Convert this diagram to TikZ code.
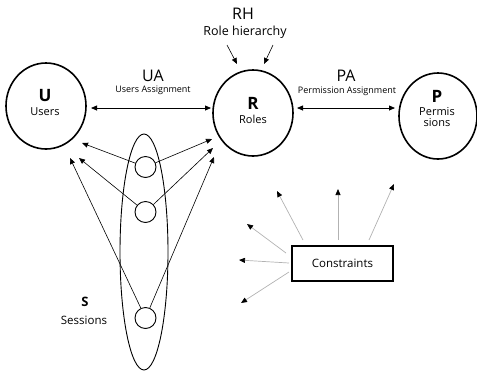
\documentclass[tikz,border=0pt]{standalone}
\usepackage{fontspec}
\setmainfont{Open Sans}
\usetikzlibrary{shapes.geometric,arrows.meta}
\begin{document}
\begin{tikzpicture}[x=1pt,y=-1pt,
  bigc/.style={draw,ellipse,line width=1.6pt,minimum width=80pt,minimum height=86pt,inner sep=0pt},
  smallc/.style={draw,circle,line width=0.9pt,minimum size=21pt,inner sep=0pt},
  arr/.style={-{Triangle[length=6pt,width=5pt]},line width=0.6pt},
  darr/.style={{Triangle[length=6pt,width=5pt]}-{Triangle[length=6pt,width=5pt]},line width=0.8pt},
  carr/.style={-{Triangle[length=6pt,width=5pt,color=black]},draw=gray!60,line width=0.7pt},
  lbl/.style={inner sep=0pt,font=\fontsize{16}{16}\selectfont},
  sub/.style={inner sep=0pt,font=\fontsize{9}{9}\selectfont},
  big/.style={inner sep=0pt,font=\fontsize{17}{17}\selectfont\bfseries},
  small/.style={inner sep=0pt,font=\fontsize{11}{11}\selectfont},
]
\useasboundingbox (0,0) rectangle (477,373);
% big circles
\node[bigc] (U) at (46,106) {};
\node[bigc] (R) at (253,113) {};
\node[bigc,minimum width=78pt] (P) at (438,116) {};
\node[big] (Ut) at (45,96) {U};
\node[small] (Us) at (45,112) {Users};
\node[big] (Rt) at (253,103) {R};
\node[small] (Rs) at (253,119) {Roles};
\node[big] (Pt) at (437,96) {P};
\node[small] (Ps1) at (437,112) {Permis};
\node[small] (Ps2) at (437,123) {sions};
% UA
\node[lbl] (UA) at (153,76) {UA};
\node[sub] (UAs) at (153,90) {Users Assignment};
\coordinate (ua1) at (91,108);
\coordinate (ua2) at (211,108);
\draw[darr] (ua1) -- (ua2);
% PA
\node[lbl] (PA) at (346,76) {PA};
\node[sub] (PAs) at (347,91) {Permission Assignment};
\coordinate (pa1) at (297,108);
\coordinate (pa2) at (395,108);
\draw[darr] (pa1) -- (pa2);
% RH
\node[lbl] (RH) at (243,14) {RH};
\node[inner sep=0pt,font=\fontsize{12.5}{12.5}\selectfont] (RHs) at (245,32) {Role hierarchy};
\coordinate (rh1) at (227,45);
\coordinate (rh1e) at (237,64);
\coordinate (rh2) at (273,45);
\coordinate (rh2e) at (264,64);
\draw[arr] (rh1) -- (rh1e);
\draw[arr] (rh2) -- (rh2e);
% sessions
\node[draw,ellipse,line width=0.9pt,minimum width=48pt,minimum height=236pt,inner sep=0pt] (S) at (144,252) {};
\node[smallc] (s1) at (145.5,167) {};
\node[smallc] (s2) at (145.5,212) {};
\node[smallc] (s3) at (145.5,318) {};
\node[inner sep=0pt,font=\fontsize{13}{13}\selectfont\bfseries] (St) at (85,302) {S};
\node[inner sep=0pt,font=\fontsize{11.5}{11.5}\selectfont] (Ss) at (84,320) {Sessions};
\coordinate (u1) at (82,143);
\coordinate (u2) at (79,158);
\coordinate (u3) at (70,158);
\coordinate (r1) at (212,139);
\coordinate (r2) at (213,148);
\coordinate (r3) at (214,157);
\draw[arr] (s1) -- (u1);
\draw[arr] (s2) -- (u2);
\draw[arr] (s3) -- (u3);
\draw[arr] (s1) -- (r1);
\draw[arr] (s2) -- (r2);
\draw[arr] (s3) -- (r3);
% constraints
\node[draw,line width=1.3pt,minimum width=101pt,minimum height=35pt,inner sep=0pt,font=\fontsize{11.5}{11.5}\selectfont] (C) at (342.5,263.5) {Constraints};
\coordinate (c1s) at (303,240);
\coordinate (c1) at (277,191);
\coordinate (c2s) at (338,240);
\coordinate (c2) at (338,189);
\coordinate (c3s) at (369,240);
\coordinate (c3) at (394,184);
\coordinate (c4s) at (286,253);
\coordinate (c4) at (247,224);
\coordinate (c5s) at (289,263);
\coordinate (c5) at (239,260);
\coordinate (c6s) at (289,272);
\coordinate (c6) at (241,303);
\draw[carr] (c1s) -- (c1);
\draw[carr] (c2s) -- (c2);
\draw[carr] (c3s) -- (c3);
\draw[carr] (c4s) -- (c4);
\draw[carr] (c5s) -- (c5);
\draw[carr] (c6s) -- (c6);
\end{tikzpicture}
\end{document}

◆ WORK TO DO ◆
Every line of the material is to be quoted exactly, with no pictures carried over.

◆ TASK RESPONSE ◆
Convert this diagram to TikZ code.
\documentclass[tikz,border=0pt]{standalone}
\usepackage{fontspec}
\setmainfont{Open Sans}
\usetikzlibrary{shapes.geometric,arrows.meta}
\begin{document}
\begin{tikzpicture}[x=1pt,y=-1pt,
  bigc/.style={draw,ellipse,line width=1.6pt,minimum width=80pt,minimum height=86pt,inner sep=0pt},
  smallc/.style={draw,circle,line width=0.9pt,minimum size=21pt,inner sep=0pt},
  arr/.style={-{Triangle[length=6pt,width=5pt]},line width=0.6pt},
  darr/.style={{Triangle[length=6pt,width=5pt]}-{Triangle[length=6pt,width=5pt]},line width=0.8pt},
  carr/.style={-{Triangle[length=6pt,width=5pt,color=black]},draw=gray!60,line width=0.7pt},
  lbl/.style={inner sep=0pt,font=\fontsize{16}{16}\selectfont},
  sub/.style={inner sep=0pt,font=\fontsize{9}{9}\selectfont},
  big/.style={inner sep=0pt,font=\fontsize{17}{17}\selectfont\bfseries},
  small/.style={inner sep=0pt,font=\fontsize{11}{11}\selectfont},
]
\useasboundingbox (0,0) rectangle (477,373);
% big circles
\node[bigc] (U) at (46,106) {};
\node[bigc] (R) at (253,113) {};
\node[bigc,minimum width=78pt] (P) at (438,116) {};
\node[big] (Ut) at (45,96) {U};
\node[small] (Us) at (45,112) {Users};
\node[big] (Rt) at (253,103) {R};
\node[small] (Rs) at (253,119) {Roles};
\node[big] (Pt) at (437,96) {P};
\node[small] (Ps1) at (437,112) {Permis};
\node[small] (Ps2) at (437,123) {sions};
% UA
\node[lbl] (UA) at (153,76) {UA};
\node[sub] (UAs) at (153,90) {Users Assignment};
\coordinate (ua1) at (91,108);
\coordinate (ua2) at (211,108);
\draw[darr] (ua1) -- (ua2);
% PA
\node[lbl] (PA) at (346,76) {PA};
\node[sub] (PAs) at (347,91) {Permission Assignment};
\coordinate (pa1) at (297,108);
\coordinate (pa2) at (395,108);
\draw[darr] (pa1) -- (pa2);
% RH
\node[lbl] (RH) at (243,14) {RH};
\node[inner sep=0pt,font=\fontsize{12.5}{12.5}\selectfont] (RHs) at (245,32) {Role hierarchy};
\coordinate (rh1) at (227,45);
\coordinate (rh1e) at (237,64);
\coordinate (rh2) at (273,45);
\coordinate (rh2e) at (264,64);
\draw[arr] (rh1) -- (rh1e);
\draw[arr] (rh2) -- (rh2e);
% sessions
\node[draw,ellipse,line width=0.9pt,minimum width=48pt,minimum height=236pt,inner sep=0pt] (S) at (144,252) {};
\node[smallc] (s1) at (145.5,167) {};
\node[smallc] (s2) at (145.5,212) {};
\node[smallc] (s3) at (145.5,318) {};
\node[inner sep=0pt,font=\fontsize{13}{13}\selectfont\bfseries] (St) at (85,302) {S};
\node[inner sep=0pt,font=\fontsize{11.5}{11.5}\selectfont] (Ss) at (84,320) {Sessions};
\coordinate (u1) at (82,143);
\coordinate (u2) at (79,158);
\coordinate (u3) at (70,158);
\coordinate (r1) at (212,139);
\coordinate (r2) at (213,148);
\coordinate (r3) at (214,157);
\draw[arr] (s1) -- (u1);
\draw[arr] (s2) -- (u2);
\draw[arr] (s3) -- (u3);
\draw[arr] (s1) -- (r1);
\draw[arr] (s2) -- (r2);
\draw[arr] (s3) -- (r3);
% constraints
\node[draw,line width=1.3pt,minimum width=101pt,minimum height=35pt,inner sep=0pt,font=\fontsize{11.5}{11.5}\selectfont] (C) at (342.5,263.5) {Constraints};
\coordinate (c1s) at (303,240);
\coordinate (c1) at (277,191);
\coordinate (c2s) at (338,240);
\coordinate (c2) at (338,189);
\coordinate (c3s) at (369,240);
\coordinate (c3) at (394,184);
\coordinate (c4s) at (286,253);
\coordinate (c4) at (247,224);
\coordinate (c5s) at (289,263);
\coordinate (c5) at (239,260);
\coordinate (c6s) at (289,272);
\coordinate (c6) at (241,303);
\draw[carr] (c1s) -- (c1);
\draw[carr] (c2s) -- (c2);
\draw[carr] (c3s) -- (c3);
\draw[carr] (c4s) -- (c4);
\draw[carr] (c5s) -- (c5);
\draw[carr] (c6s) -- (c6);
\end{tikzpicture}
\end{document}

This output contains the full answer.